Sharon Stone has paved the way for herself in Hollywood with her boldness, glamour, and adept acting skills. Though the actress has had a very successful professional life, her personal life was more or less an emotional rollercoaster ride. However, the actress went through all of it to emerge stronger. In a speech honoring women, Stone opened up about her personal life and paid respects to her mother, who is the backbone of her success.
According to People, Stone revealed that her mother Dorothy Stone began working at the age of 9. Coming from a family of Irish maids, her mother gave up her childhood to earn a living.
“She was given away to have a better life by being a maid in a local dentist’s home,” said the actress at the inaugural Women’s Choice Awards in Hollywood in 2017. Though her parents could not complete their education, Stone always dreamed of achieving her goals academically. Unfortunately, growing up, she was faced with a lot of challenges that stood in the way of her education.
She continued, "I was the first girl in my family who got to go to college, but I didn’t finish. We fell in a lot of complicated times in my family and I left. I wanted to go to New York, I wanted to pursue my dreams.”
Luckily, Stone still managed to make it in Hollywood. She is proud of the success story she created for herself in the entertainment industry. She credited her achievements to her mother, who showed her how important it is to become independent.
“You know, my mother wasn’t sweet. She didn’t cuddle me. She wasn’t very nice. She wasn’t very warm,” recounted Stone.
“She never really told me she loved me, and a couple of years ago when I said, ‘Mom, you never really let me lean on you,’ she said, ‘That’s right, I taught you to stand on your own two goddam feet.' And for a long time, I felt bad about that. Until I really realized what it must have been like to be a 9-year-old maid," she said.

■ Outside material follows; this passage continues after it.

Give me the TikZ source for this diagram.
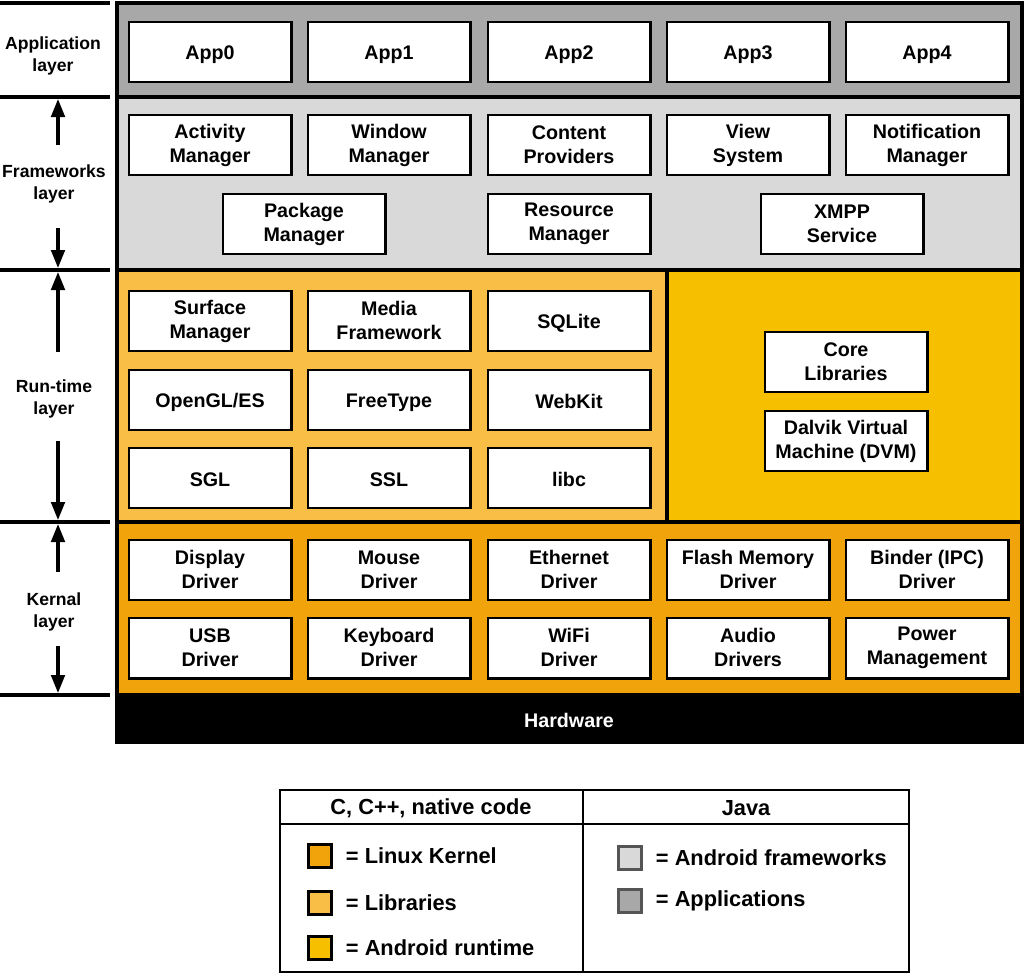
\documentclass[tikz,border=0pt]{standalone}
\usepackage{fontspec}
\setmainfont{Liberation Sans}
\usetikzlibrary{arrows.meta, positioning}
\definecolor{AppGray}{HTML}{A8A8A8}
\definecolor{FwGray}{HTML}{D9D9D9}
\definecolor{LibOrange}{HTML}{F9BE45}
\definecolor{RtYellow}{HTML}{F6BF00}
\definecolor{KernOrange}{HTML}{F1A30C}
\definecolor{KeyEdge}{HTML}{555555}
\newcommand{\boxstrut}{\rule[-1pt]{0pt}{14pt}}

\begin{document}
\begin{tikzpicture}[x=0.025cm, y=-0.025cm,
                box/.style={rectangle, draw=black, line width=2.1pt, fill=white, minimum width=4.05cm, minimum height=1.5cm, inner sep=1pt, align=center, font=\fontsize{14}{17}\selectfont\bfseries, execute at begin node=\boxstrut, execute at end node=\boxstrut},
                band/.style={draw=black, line width=2.2pt},
                lbl/.style={align=center, font=\fontsize{12.5}{15.5}\selectfont\bfseries},
                arr/.style={-{Triangle[length=0.45cm, width=0.34cm]}, line width=2.2pt},
                key/.style={rectangle, draw=black, line width=2pt, minimum size=0.58cm, inner sep=0pt},
                keytxt/.style={font=\fontsize{15.5}{18}\selectfont\bfseries}]
                \useasboundingbox (0,0) rectangle (1024,976);

                % layer bands
                \draw[band, fill=AppGray] (117,3) rectangle (1022,97);
                \draw[band, fill=FwGray] (117,97) rectangle (1022,270);
                \draw[band, fill=LibOrange] (117,270) rectangle (667,522);
                \draw[band, fill=RtYellow] (667,270) rectangle (1022,522);
                \draw[band, fill=KernOrange] (117,522) rectangle (1022,695);
                \draw[band, fill=black] (117,695) rectangle (1022,742);
                \node[text=white, font=\fontsize{14}{17}\selectfont\bfseries] (hw) at (569,720) {Hardware};

                % application layer
                \foreach \i/\x in {0/210, 1/389, 2/569, 3/748, 4/927}
                    \node[box] (app\i) at (\x,52) {App\i};

                % frameworks layer
                \node[box] (actm) at (210,145) {Activity\\Manager};
                \node[box] (winm) at (389,145) {Window\\Manager};
                \node[box] (cntp) at (569,145) {Content\\Providers};
                \node[box] (views) at (748,145) {View\\System};
                \node[box] (notm) at (927,145) {Notification\\Manager};
                \node[box] (pkgm) at (304,224) {Package\\Manager};
                \node[box] (resm) at (569,224) {Resource\\Manager};
                \node[box] (xmpp) at (842,224) {XMPP\\Service};

                % run-time layer
                \node[box] (surf) at (210,321) {Surface\\Manager};
                \node[box] (media) at (389,321) {Media\\Framework};
                \node[box] (sqlite) at (569,321) {SQLite};
                \node[box] (opengl) at (210,400) {OpenGL/ES};
                \node[box] (ftype) at (389,400) {FreeType};
                \node[box] (webkit) at (569,400) {WebKit};
                \node[box] (sgl) at (210,478) {SGL};
                \node[box] (ssl) at (389,478) {SSL};
                \node[box] (libc) at (569,478) {libc};
                \node[box] (corelib) at (846,362) {Core\\Libraries};
                \node[box] (dvm) at (846,441) {Dalvik Virtual\\Machine (DVM)};

                % kernel layer
                \node[box] (dispd) at (210,570) {Display\\Driver};
                \node[box] (moused) at (389,570) {Mouse\\Driver};
                \node[box] (ethd) at (569,570) {Ethernet\\Driver};
                \node[box] (flashd) at (748,570) {Flash Memory\\Driver};
                \node[box] (binder) at (927,570) {Binder (IPC)\\Driver};
                \node[box] (usbd) at (210,648) {USB\\Driver};
                \node[box] (keybd) at (389,648) {Keyboard\\Driver};
                \node[box] (wifid) at (569,648) {WiFi\\Driver};
                \node[box] (audiod) at (748,648) {Audio\\Drivers};
                \node[box] (powerm) at (927,648) {Power\\Management};

                % layer labels on the left
                \foreach \y in {3, 97, 270, 522, 695}
                    \draw[line width=2.2pt] (0,\y) -- (110,\y);
                \node[lbl] (applbl) at (53,56) {Application\\layer};
                \node[lbl] (fwlbl) at (54,184) {Frameworks\\layer};
                \node[lbl] (rtlbl) at (54,399) {Run-time\\layer};
                \node[lbl] (knlbl) at (54,612) {Kernal\\layer};
                \coordinate (fwtop) at (58,99);
                \coordinate (fwbot) at (58,268);
                \coordinate (rttop) at (58,272);
                \coordinate (rtbot) at (58,520);
                \coordinate (kntop) at (58,524);
                \coordinate (knbot) at (58,693);
                \draw[arr, shorten <=0.38cm] (fwlbl.north -| fwtop) -- (fwtop);
                \draw[arr, shorten <=0.5cm] (fwlbl.south -| fwbot) -- (fwbot);
                \draw[arr, shorten <=0.58cm] (rtlbl.north -| rttop) -- (rttop);
                \draw[arr, shorten <=0.46cm] (rtlbl.south -| rtbot) -- (rtbot);
                \draw[arr, shorten <=0.41cm] (knlbl.north -| kntop) -- (kntop);
                \draw[arr, shorten <=0.26cm] (knlbl.south -| knbot) -- (knbot);

                % legend
                \draw[line width=1.4pt] (280,790) rectangle (909,972);
                \draw[line width=1.4pt] (280,824) -- (909,824);
                \draw[line width=1.4pt] (583,790) -- (583,972);
                \node[keytxt] (hnative) at (431,808) {C, C++, native code};
                \node[keytxt] (hjava) at (746,808) {Java};
                \node[key, fill=KernOrange] (kkern) at (320,856) {};
                \node[key, fill=LibOrange] (klib) at (320,903) {};
                \node[key, fill=RtYellow] (krt) at (320,948) {};
                \node[key, draw=KeyEdge, fill=FwGray] (kfw) at (630,858) {};
                \node[key, draw=KeyEdge, fill=AppGray] (kapp) at (630,901) {};
                \node[keytxt, right=0.2cm of kkern] (tkern) {= Linux Kernel};
                \node[keytxt, right=0.2cm of klib] (tlib) {= Libraries};
                \node[keytxt, right=0.2cm of krt] (trt) {= Android runtime};
                \node[keytxt, right=0.2cm of kfw] (tfw) {= Android frameworks};
                \node[keytxt, right=0.2cm of kapp] (tapp) {= Applications};
            \end{tikzpicture}
\end{document}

Meanwhile, Stone's relationship with her mother suffered in the past due to her abusive childhood. In her memoir, The Beauty of Living Twice, the actress revealed she and her sister were sexually abused by her maternal grandfather, Clarence Lawson. She even spoke of how her mother's failure to protect them eventually stood in the way of their relationship. “I have felt rage and indignation, and I have responded with condescension and cruelty,” said the actress, alluding to her interaction with her mother, according to Closer Weekly. She added, "Eventually I faced myself and stopped my relationship with her.”
Years later, Stone managed to repair her relationship with Dorothy by opening up about her devastating childhood experience. “I had to meet my mother as a person, separate from my childhood experiences and judgments of her, and know her from an adult perspective,” said the actress. Stone's reconciliation with Dorothy allowed her to see another side of her mother. "I saw a woman I never really knew, a brilliant woman who never had a chance to dream," said Stone, according to Closer Weekly.
Speaking at the awards function, Stone also stated that she recently fulfilled her dream of finishing college. Empowered by Hilary Clinton's presidential run, Stone realized she “could be anything that I wanted to be.” Consequently, she completed college online and got herself a diploma.
“What [Clinton] did meant so much to me, not just for me, but for my mother and my grandmother and my great-grandmother who had cleaned so many floors and scrubbed so many toilets and had been treated so sh—ly along the way,” said the actress. She also stated that her parents too completed their education.
"Both my mom and dad had 7th and 8th-grade educations. And my dad went back to school and my mom went back to school for her high school education and she graduated with my graduating class," revealed the actress.
Further, Stone encouraged other women to trust their intuition and asked them to be grateful to the women who paved a path ahead for them.
“I want you young ladies to think about that. I want you to think about all the women that came before you whose heads not only pounded on the glass ceiling, but whose teeth pounded on the dirt floor,” said Stone.
She continued, "You women are the creative force of this life. To the women who came before us, deep down in the dirt, head-smashing the ceiling — now is the time."
Stone has had a difficult journey and she is undoubtedly an inspiration to many.